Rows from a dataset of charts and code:
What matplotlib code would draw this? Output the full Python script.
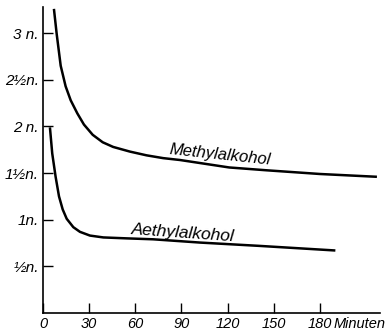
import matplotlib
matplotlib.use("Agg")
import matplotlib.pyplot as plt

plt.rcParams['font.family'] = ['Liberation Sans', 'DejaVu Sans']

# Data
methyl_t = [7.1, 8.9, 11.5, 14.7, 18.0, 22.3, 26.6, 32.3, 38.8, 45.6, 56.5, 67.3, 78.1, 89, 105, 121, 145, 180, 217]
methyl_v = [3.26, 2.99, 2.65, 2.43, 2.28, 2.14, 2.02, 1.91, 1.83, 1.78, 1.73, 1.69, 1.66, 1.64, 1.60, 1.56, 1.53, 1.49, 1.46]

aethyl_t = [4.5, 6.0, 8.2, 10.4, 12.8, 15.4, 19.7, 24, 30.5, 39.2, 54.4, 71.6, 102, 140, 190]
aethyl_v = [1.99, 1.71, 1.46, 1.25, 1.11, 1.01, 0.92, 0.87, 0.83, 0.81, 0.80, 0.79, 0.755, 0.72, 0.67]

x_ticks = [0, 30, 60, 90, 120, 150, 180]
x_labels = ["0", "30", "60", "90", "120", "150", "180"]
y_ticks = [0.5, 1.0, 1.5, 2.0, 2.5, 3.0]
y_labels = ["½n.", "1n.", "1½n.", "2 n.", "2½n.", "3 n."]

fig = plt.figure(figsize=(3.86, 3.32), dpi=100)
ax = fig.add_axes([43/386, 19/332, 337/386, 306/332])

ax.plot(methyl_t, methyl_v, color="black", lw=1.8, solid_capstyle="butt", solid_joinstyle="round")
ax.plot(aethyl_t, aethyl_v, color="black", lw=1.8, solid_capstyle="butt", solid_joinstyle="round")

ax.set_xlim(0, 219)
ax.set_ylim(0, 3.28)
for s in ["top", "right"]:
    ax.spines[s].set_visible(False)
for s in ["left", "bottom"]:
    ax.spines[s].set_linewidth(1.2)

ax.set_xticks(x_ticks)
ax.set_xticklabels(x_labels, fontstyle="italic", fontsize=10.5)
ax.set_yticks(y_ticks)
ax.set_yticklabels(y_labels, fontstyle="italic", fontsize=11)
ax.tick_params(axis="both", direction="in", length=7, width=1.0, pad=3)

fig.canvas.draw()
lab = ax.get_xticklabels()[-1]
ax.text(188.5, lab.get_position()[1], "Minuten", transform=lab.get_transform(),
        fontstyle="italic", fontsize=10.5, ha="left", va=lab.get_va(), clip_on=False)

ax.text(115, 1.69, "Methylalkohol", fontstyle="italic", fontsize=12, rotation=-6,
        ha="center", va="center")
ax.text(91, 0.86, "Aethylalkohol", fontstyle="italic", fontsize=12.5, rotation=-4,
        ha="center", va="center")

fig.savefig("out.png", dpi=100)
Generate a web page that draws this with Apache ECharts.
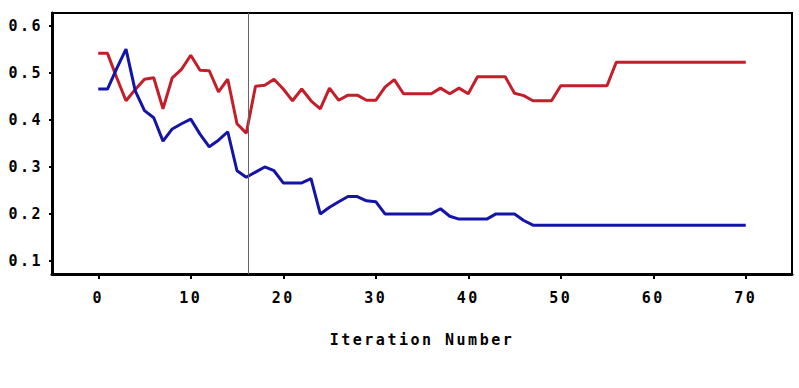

Your objective: Check the data for the word "this" and pull out the lines that have it.

Reply:
What matplotlib code would draw this? Output the full Python script.
Generate a web page that draws this with Apache ECharts.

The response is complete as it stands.